“Qui, in certi momenti, ho l’impressione di essere una superficie liscia sulla quale si riflettono le persone, i cartelli sospesi sopra le teste”.
La Ernaux ci ha abituati alle sue autobiografie che hanno tanto di critica sociale o di sedute dallo psicoterapeuta.
Questa sua opera è diversa, ma non si discosta molto dai suoi canoni di osservazione della società e di riflessione sulle consuetudini della vita quotidiana.
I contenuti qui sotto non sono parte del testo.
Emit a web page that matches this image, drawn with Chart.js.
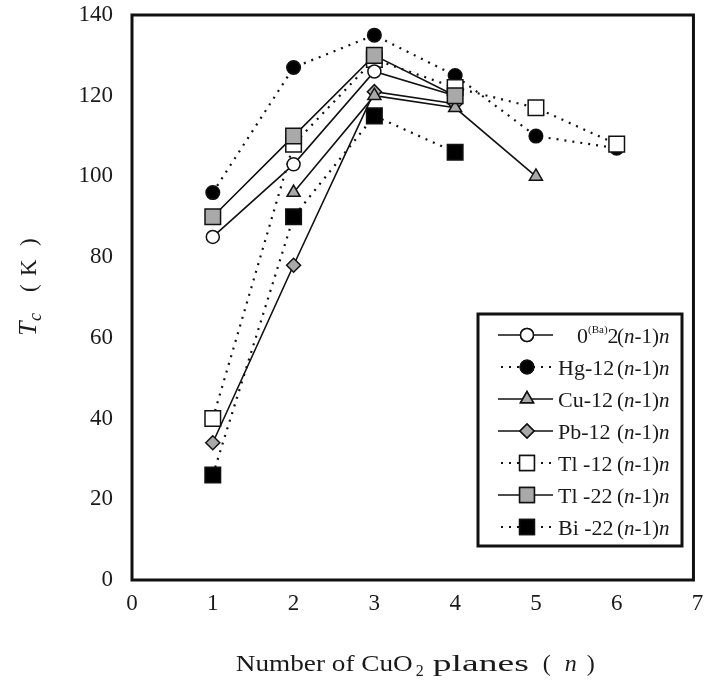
<!DOCTYPE html>
<html><head><meta charset="utf-8">
<script src="https://cdn.jsdelivr.net/npm/chart.js@4.4.1/dist/chart.umd.min.js"></script>
<style>html,body{margin:0;padding:0;background:#fff}</style>
</head><body>
<canvas id="c" width="710" height="684"></canvas>
<script>
// ---- data ----
const nValues = [1, 2, 3, 4, 5, 6];
const ba02   = [85, 103, 126, 120, null, null];
const hg12   = [96, 127, 135, 125, 110, 107];
const cu12   = [null, 96, 120, 117, 100, null];
const pb12   = [34, 78, 121, 118, null, null];
const tl12   = [40, 108, 129, 122, 117, 108];
const tl22   = [90, 110, 130, 120, null, null];
const bi22   = [26, 90, 115, 106, null, null];
const seriesPrefix = ['0^(Ba)2', 'Hg-12', 'Cu-12', 'Pb-12', 'Tl -12', 'Tl -22', 'Bi -22'];
const xTickValues = [0, 1, 2, 3, 4, 5, 6, 7];
const yTickValues = [0, 20, 40, 60, 80, 100, 120, 140];

const GRAY = '#a9a9a9';
const SERIF = '"Liberation Serif", "Times New Roman", serif';

function pts(arr) {
  const out = [];
  arr.forEach((v, i) => { if (v !== null) out.push({x: nValues[i], y: v}); });
  return out;
}

const styles = [
  {style: 'circle',  r: 6.5, fill: '#fff', dash: [],     order: 0},
  {style: 'circle',  r: 6.8, fill: '#000', dash: [2, 6], order: 1},
  {style: 'triangle',r: 7.5, fill: GRAY,   dash: [],     order: 0},
  {style: 'rectRot', r: 7,   fill: GRAY,   dash: [],     order: 0},
  {style: 'rect',    r: 11,  fill: '#fff', dash: [2, 6], order: 0},
  {style: 'rect',    r: 11,  fill: GRAY,   dash: [],     order: -1},
  {style: 'rect',    r: 11,  fill: '#000', dash: [2, 6], order: 0}
];
const seriesData = [ba02, hg12, cu12, pb12, tl12, tl22, bi22];

const datasets = seriesData.map((arr, i) => {
  const s = styles[i];
  return {
    label: seriesPrefix[i] + '(n-1)n',
    data: pts(arr),
    showLine: true,
    borderColor: '#111',
    borderWidth: s.dash.length ? 2.2 : 1.6,
    borderDash: s.dash,
    pointStyle: s.style,
    pointRadius: s.r,
    pointHoverRadius: s.r,
    pointBackgroundColor: s.fill,
    pointBorderColor: '#111',
    pointBorderWidth: 1.5,
    order: s.order,
    tension: 0,
    fill: false
  };
});

function drawParts(ctx, x, y, parts) {
  let cx = x;
  parts.forEach(p => {
    ctx.font = (p.italic ? 'italic ' : '') + p.size + 'px ' + SERIF;
    ctx.fillText(p.t, cx, y + (p.dy || 0));
    cx += ctx.measureText(p.t).width + (p.gap || 0);
  });
  return cx;
}
function fitText(ctx, txt, x, y, w) {
  const m = ctx.measureText(txt).width;
  ctx.save(); ctx.translate(x, y); ctx.scale(w / m, 1); ctx.fillText(txt, 0, 0); ctx.restore();
}

const framePlugin = {
  id: 'frame',
  beforeDatasetsDraw(chart) {
    const {ctx, scales: {x, y}} = chart;
    const l = x.getPixelForValue(0), r = x.getPixelForValue(6.95);
    const t = y.getPixelForValue(140), b = y.getPixelForValue(0);
    ctx.save();
    ctx.strokeStyle = '#111'; ctx.lineWidth = 3;
    ctx.strokeRect(l, t, r - l, b - t);
    ctx.restore();
  }
};

const decoPlugin = {
  id: 'deco',
  afterDraw(chart) {
    const {ctx, chartArea} = chart;
    ctx.save();
    ctx.fillStyle = '#1a1a1a';
    ctx.textBaseline = 'alphabetic';
    ctx.textAlign = 'left';
    // x title
    const cx = (chartArea.left + chartArea.right) / 2;
    const by = 671;
    ctx.font = '24px ' + SERIF;
    fitText(ctx, 'Number of CuO', cx - 179, by, 177);
    ctx.font = '16px ' + SERIF;
    ctx.fillText('2', cx + 1, by + 5);
    ctx.font = '24px ' + SERIF;
    fitText(ctx, 'planes', cx + 18, by, 96);
    ctx.fillText('(', cx + 128, by);
    ctx.font = 'italic 24px ' + SERIF;
    ctx.fillText('n', cx + 150, by);
    ctx.font = '24px ' + SERIF;
    ctx.fillText(')', cx + 172, by);

    // y title (rotated)
    ctx.save();
    ctx.translate(36, 336);
    ctx.rotate(-Math.PI / 2);
    ctx.font = 'italic 26px ' + SERIF;
    ctx.fillText('T', 0, 0);
    ctx.font = 'italic 18px ' + SERIF;
    ctx.fillText('c', 15, 5);
    ctx.font = '23px ' + SERIF;
    ctx.fillText('(', 44, 0);
    ctx.fillText('K', 60, 0);
    ctx.fillText(')', 90, 0);
    ctx.restore();

    // legend
    const L = 478, T = 314, R = 682, B = 546;
    ctx.fillStyle = '#fff';
    ctx.fillRect(L, T, R - L, B - T);
    ctx.strokeStyle = '#111'; ctx.lineWidth = 3;
    ctx.strokeRect(L, T, R - L, B - T);
    const rowY0 = 335, rowStep = 32;
    chart.data.datasets.forEach((ds, i) => {
      const yy = rowY0 + i * rowStep;
      ctx.save();
      ctx.strokeStyle = '#111';
      ctx.lineWidth = ds.borderDash.length ? 2.2 : 1.6;
      ctx.setLineDash(ds.borderDash);
      ctx.beginPath();
      ctx.moveTo(ds.borderDash.length ? 501 : 498, yy);
      ctx.lineTo(553, yy);
      ctx.stroke();
      ctx.setLineDash([]);
      ctx.fillStyle = ds.pointBackgroundColor;
      ctx.lineWidth = 1.5;
      Chart.helpers.drawPoint(ctx, {pointStyle: ds.pointStyle, radius: ds.pointRadius * (ds.pointStyle === 'rect' ? 0.95 : 1), borderWidth: 1.5}, 527, yy);
      ctx.fill(); ctx.stroke();
      ctx.restore();
      ctx.fillStyle = '#1a1a1a';
      const by2 = yy + 8;
      const pre = seriesPrefix[i];
      const m = pre.match(/^(.*)\^\((.*)\)(.*)$/);
      if (m) {
        drawParts(ctx, 577, by2, [
          {t: m[1], size: 22},
          {t: '(' + m[2] + ')', size: 11, dy: -10},
          {t: m[3], size: 22}
        ]);
      } else {
        ctx.font = '22px ' + SERIF;
        ctx.fillText(pre, 558, by2);
      }
      drawParts(ctx, 617, by2, [
        {t: '(', size: 21},
        {t: 'n', size: 21, italic: true},
        {t: '-1)', size: 21},
        {t: 'n', size: 21, italic: true}
      ]);
    });
    ctx.restore();
  }
};

function noPad(s) { s.paddingTop = 0; s.paddingBottom = 0; s.paddingLeft = 0; s.paddingRight = 0; }

new Chart(document.getElementById('c').getContext('2d'), {
  type: 'scatter',
  data: {datasets},
  options: {
    responsive: false,
    animation: false,
    devicePixelRatio: 1,
    layout: {padding: {top: 15, right: 4, left: 0, bottom: 0}},
    plugins: {legend: {display: false}, tooltip: {enabled: false}},
    scales: {
      x: {
        type: 'linear', min: 0, max: 7,
        afterBuildTicks: s => { s.ticks = xTickValues.map(v => ({value: v})); },
        afterFit: s => { s.height = 104; noPad(s); },
        grid: {display: false, drawTicks: false},
        border: {display: false},
        ticks: {padding: 10, color: '#1a1a1a', font: {family: SERIF, size: 23}}
      },
      y: {
        type: 'linear', min: 0, max: 140,
        afterBuildTicks: s => { s.ticks = yTickValues.map(v => ({value: v})); },
        afterFit: s => { s.width = 132; noPad(s); },
        grid: {display: false, drawTicks: false},
        border: {display: false},
        ticks: {padding: 19, color: '#1a1a1a', font: {family: SERIF, size: 23}}
      }
    }
  },
  plugins: [framePlugin, decoPlugin]
});
</script>
</body></html>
Per un anno intero, l’autrice costruisce un diario di entrata e uscita dall’Auchan del luogo in cui risiede. Un anno di appunti, di note fatte di visi, colore della pelle, carrelli pieni di spesa. E il cibo diventa occasione per sgombrare il cervello dai soliti pensieri ed immergersi nelle vite degli altri.
Lei stessa è una cliente alle prese con merendine, bottiglie di vino, cibo per gatti.
Osserva se stessa e gli altri in un luogo in cui la vita si ferma, o tende a fluire più di quanto si possa immaginare.
È un reportage che si legge nel giro di un’ora, ripeto, non è il classico titolo imperdibile dell’autrice ma, per noi che la amiamo, diventa comunque ulteriore testimonianza di quanto la scrittura della Ernaux sia sublime, ed incredibilmente chiara.